* _Working data_:
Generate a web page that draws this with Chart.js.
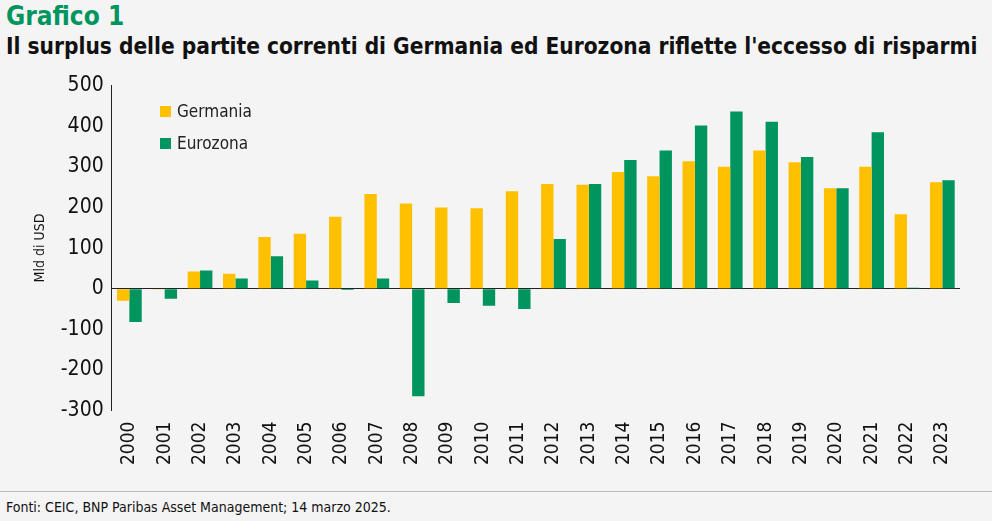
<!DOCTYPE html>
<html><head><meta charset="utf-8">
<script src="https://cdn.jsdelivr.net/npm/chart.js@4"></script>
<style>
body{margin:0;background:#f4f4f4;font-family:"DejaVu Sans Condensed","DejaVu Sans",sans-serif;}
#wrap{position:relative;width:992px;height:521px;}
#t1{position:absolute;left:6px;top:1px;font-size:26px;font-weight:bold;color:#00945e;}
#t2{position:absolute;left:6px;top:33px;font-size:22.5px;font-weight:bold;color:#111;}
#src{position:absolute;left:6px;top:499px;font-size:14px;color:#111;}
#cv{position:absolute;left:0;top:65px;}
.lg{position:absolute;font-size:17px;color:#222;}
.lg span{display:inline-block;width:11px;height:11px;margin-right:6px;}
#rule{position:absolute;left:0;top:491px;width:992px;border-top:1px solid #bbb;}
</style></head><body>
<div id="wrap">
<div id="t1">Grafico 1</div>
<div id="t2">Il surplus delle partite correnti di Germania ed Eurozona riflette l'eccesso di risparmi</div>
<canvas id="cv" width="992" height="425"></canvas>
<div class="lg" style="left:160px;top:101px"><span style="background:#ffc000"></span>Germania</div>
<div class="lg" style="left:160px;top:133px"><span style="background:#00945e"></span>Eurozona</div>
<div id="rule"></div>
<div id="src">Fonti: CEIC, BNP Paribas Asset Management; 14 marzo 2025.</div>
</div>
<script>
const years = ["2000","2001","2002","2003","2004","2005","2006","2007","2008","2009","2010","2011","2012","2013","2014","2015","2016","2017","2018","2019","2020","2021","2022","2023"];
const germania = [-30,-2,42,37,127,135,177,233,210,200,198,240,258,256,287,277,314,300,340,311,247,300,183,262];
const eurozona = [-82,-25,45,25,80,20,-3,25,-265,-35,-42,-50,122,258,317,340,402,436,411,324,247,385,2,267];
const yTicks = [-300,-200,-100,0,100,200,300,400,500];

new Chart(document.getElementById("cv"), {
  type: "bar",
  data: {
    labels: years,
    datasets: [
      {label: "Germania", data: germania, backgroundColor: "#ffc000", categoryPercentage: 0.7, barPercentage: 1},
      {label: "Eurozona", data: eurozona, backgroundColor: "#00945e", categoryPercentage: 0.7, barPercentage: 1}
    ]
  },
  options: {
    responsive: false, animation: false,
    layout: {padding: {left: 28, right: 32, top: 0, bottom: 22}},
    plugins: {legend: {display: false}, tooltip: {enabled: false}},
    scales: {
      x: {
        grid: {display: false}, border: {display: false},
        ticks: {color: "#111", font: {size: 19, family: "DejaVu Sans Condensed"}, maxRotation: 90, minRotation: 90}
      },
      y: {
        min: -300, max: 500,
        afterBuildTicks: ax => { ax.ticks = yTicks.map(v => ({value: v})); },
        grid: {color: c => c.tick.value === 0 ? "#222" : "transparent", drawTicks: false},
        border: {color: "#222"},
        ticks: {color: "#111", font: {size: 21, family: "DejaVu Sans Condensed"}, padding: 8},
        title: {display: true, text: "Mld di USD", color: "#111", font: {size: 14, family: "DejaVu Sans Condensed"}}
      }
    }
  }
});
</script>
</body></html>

* * *

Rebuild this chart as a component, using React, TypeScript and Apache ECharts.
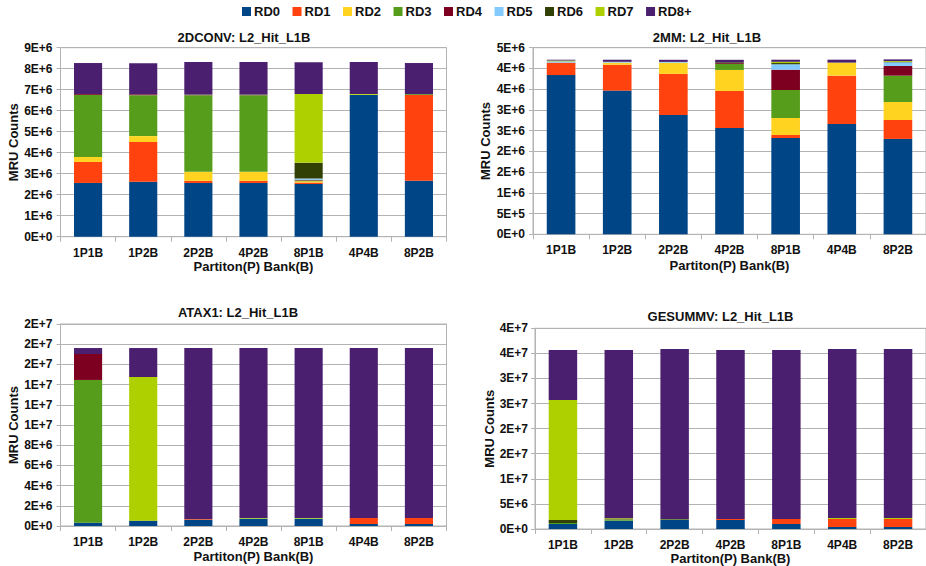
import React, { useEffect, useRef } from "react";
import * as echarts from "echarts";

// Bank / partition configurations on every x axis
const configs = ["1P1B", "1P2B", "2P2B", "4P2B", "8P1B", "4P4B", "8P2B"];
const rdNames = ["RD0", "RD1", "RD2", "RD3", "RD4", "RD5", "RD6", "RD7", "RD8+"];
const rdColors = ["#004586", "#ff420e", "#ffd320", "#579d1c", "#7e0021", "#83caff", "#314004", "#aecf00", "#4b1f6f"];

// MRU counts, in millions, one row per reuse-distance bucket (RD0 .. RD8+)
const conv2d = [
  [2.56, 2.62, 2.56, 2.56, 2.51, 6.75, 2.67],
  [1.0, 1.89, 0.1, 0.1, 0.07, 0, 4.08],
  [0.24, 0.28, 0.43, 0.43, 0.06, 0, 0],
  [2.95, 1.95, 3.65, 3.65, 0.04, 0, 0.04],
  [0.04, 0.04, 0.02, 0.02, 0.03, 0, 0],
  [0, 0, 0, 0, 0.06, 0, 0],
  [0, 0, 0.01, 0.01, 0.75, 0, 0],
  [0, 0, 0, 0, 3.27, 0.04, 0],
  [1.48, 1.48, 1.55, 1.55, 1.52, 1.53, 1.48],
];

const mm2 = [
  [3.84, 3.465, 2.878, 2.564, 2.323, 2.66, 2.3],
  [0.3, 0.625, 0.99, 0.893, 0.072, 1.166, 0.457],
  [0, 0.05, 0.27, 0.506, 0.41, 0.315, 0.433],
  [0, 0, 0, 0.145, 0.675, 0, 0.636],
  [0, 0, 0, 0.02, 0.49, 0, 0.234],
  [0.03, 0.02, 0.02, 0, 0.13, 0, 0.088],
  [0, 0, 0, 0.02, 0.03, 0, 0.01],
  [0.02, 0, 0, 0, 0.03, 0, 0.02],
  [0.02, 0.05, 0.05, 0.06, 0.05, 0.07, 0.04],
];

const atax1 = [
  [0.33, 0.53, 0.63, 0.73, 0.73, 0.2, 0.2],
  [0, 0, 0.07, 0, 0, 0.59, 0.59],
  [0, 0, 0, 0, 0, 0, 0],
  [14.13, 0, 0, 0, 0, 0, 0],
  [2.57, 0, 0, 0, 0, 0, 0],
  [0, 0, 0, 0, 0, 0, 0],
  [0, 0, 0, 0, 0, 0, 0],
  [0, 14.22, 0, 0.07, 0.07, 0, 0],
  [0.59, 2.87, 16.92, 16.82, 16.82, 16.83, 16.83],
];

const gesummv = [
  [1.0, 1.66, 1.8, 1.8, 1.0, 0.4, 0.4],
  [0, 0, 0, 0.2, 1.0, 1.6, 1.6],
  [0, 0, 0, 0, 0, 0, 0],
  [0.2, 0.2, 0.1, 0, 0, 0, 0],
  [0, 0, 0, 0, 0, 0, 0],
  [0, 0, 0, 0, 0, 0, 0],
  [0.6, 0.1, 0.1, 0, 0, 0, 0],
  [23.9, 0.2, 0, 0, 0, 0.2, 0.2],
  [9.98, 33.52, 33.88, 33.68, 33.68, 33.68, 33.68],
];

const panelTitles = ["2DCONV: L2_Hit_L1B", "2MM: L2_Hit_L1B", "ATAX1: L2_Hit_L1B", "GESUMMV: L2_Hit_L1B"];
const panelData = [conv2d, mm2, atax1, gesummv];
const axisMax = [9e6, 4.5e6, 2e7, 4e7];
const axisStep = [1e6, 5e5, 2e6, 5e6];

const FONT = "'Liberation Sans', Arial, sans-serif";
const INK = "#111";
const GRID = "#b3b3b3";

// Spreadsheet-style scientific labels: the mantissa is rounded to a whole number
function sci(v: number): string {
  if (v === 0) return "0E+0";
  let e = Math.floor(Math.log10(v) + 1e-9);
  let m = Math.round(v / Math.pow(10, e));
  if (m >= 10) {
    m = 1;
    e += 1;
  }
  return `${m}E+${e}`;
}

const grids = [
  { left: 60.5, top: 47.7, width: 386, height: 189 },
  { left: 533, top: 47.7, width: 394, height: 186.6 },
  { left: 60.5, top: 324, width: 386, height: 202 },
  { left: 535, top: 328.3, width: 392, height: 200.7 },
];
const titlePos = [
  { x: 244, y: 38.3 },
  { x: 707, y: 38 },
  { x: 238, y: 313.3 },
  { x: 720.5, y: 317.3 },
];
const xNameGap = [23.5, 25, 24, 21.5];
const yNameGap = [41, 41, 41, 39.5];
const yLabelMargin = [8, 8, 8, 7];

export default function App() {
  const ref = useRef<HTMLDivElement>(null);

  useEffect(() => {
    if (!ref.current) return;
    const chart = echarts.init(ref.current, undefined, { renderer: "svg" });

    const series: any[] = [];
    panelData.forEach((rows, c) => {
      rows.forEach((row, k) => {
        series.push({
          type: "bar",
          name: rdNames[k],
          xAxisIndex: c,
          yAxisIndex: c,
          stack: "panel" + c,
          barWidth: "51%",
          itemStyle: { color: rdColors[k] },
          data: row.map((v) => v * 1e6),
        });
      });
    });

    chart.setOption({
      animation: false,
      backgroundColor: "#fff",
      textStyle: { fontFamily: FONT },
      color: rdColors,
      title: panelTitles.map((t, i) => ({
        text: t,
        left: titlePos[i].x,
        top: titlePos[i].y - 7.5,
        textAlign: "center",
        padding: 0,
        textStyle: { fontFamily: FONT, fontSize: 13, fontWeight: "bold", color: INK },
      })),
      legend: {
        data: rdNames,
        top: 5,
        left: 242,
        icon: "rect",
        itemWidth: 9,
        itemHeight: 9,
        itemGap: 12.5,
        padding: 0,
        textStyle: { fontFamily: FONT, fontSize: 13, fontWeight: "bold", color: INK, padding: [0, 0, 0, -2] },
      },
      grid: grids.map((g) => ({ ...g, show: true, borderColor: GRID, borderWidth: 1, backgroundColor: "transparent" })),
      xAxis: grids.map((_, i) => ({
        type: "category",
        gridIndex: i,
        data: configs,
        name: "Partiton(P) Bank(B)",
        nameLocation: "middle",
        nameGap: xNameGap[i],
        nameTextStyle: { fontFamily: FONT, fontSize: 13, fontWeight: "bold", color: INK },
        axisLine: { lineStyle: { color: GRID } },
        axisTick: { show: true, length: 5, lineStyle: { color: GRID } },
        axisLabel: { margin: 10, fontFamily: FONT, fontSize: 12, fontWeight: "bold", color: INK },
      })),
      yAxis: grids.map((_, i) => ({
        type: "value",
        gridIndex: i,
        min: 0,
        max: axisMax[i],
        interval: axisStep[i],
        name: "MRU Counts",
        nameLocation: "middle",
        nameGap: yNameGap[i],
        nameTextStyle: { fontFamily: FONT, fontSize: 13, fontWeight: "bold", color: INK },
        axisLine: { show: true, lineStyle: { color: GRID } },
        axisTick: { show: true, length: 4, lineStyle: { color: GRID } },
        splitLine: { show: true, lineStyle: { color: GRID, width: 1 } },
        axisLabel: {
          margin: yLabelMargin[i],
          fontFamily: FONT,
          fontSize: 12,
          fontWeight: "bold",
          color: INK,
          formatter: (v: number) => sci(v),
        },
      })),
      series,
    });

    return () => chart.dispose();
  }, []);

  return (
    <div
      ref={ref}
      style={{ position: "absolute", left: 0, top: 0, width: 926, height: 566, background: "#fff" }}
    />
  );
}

---

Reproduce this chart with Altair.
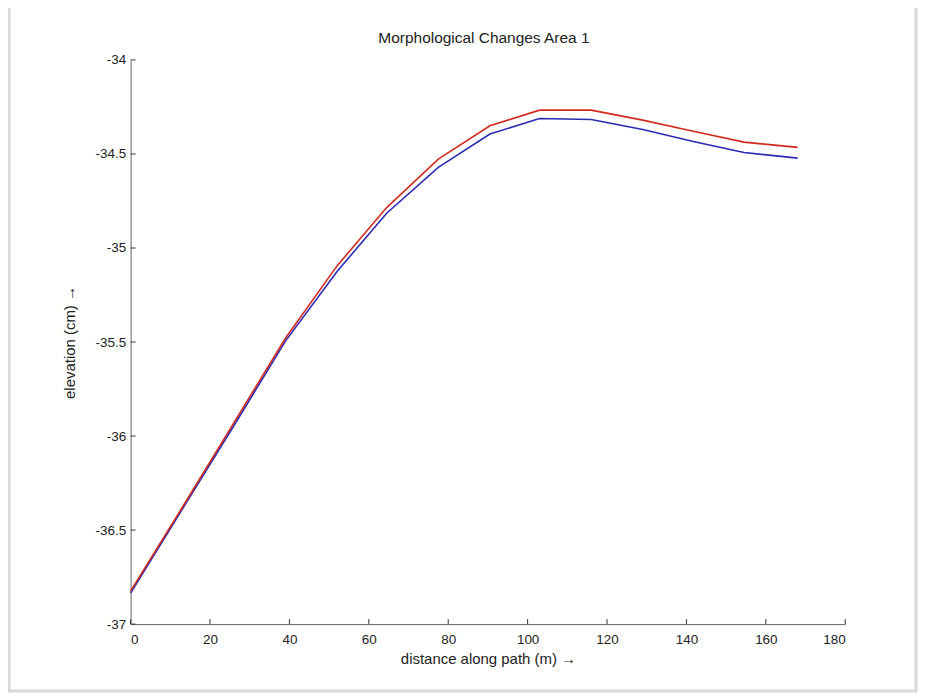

* _Exercise_:
Retype, word for word, only the lines from the one containing "Generate a web" through the one containing "const yTicks = [-300,-200,-100,0,100,200,300,400,500];", both included, and leave out any pictures.

* _Result of the task_:
Generate a web page that draws this with Chart.js.
<!DOCTYPE html>
<html><head><meta charset="utf-8">
<script src="https://cdn.jsdelivr.net/npm/chart.js@4"></script>
<style>
body{margin:0;background:#f4f4f4;font-family:"DejaVu Sans Condensed","DejaVu Sans",sans-serif;}
#wrap{position:relative;width:992px;height:521px;}
#t1{position:absolute;left:6px;top:1px;font-size:26px;font-weight:bold;color:#00945e;}
#t2{position:absolute;left:6px;top:33px;font-size:22.5px;font-weight:bold;color:#111;}
#src{position:absolute;left:6px;top:499px;font-size:14px;color:#111;}
#cv{position:absolute;left:0;top:65px;}
.lg{position:absolute;font-size:17px;color:#222;}
.lg span{display:inline-block;width:11px;height:11px;margin-right:6px;}
#rule{position:absolute;left:0;top:491px;width:992px;border-top:1px solid #bbb;}
</style></head><body>
<div id="wrap">
<div id="t1">Grafico 1</div>
<div id="t2">Il surplus delle partite correnti di Germania ed Eurozona riflette l'eccesso di risparmi</div>
<canvas id="cv" width="992" height="425"></canvas>
<div class="lg" style="left:160px;top:101px"><span style="background:#ffc000"></span>Germania</div>
<div class="lg" style="left:160px;top:133px"><span style="background:#00945e"></span>Eurozona</div>
<div id="rule"></div>
<div id="src">Fonti: CEIC, BNP Paribas Asset Management; 14 marzo 2025.</div>
</div>
<script>
const years = ["2000","2001","2002","2003","2004","2005","2006","2007","2008","2009","2010","2011","2012","2013","2014","2015","2016","2017","2018","2019","2020","2021","2022","2023"];
const germania = [-30,-2,42,37,127,135,177,233,210,200,198,240,258,256,287,277,314,300,340,311,247,300,183,262];
const eurozona = [-82,-25,45,25,80,20,-3,25,-265,-35,-42,-50,122,258,317,340,402,436,411,324,247,385,2,267];
const yTicks = [-300,-200,-100,0,100,200,300,400,500];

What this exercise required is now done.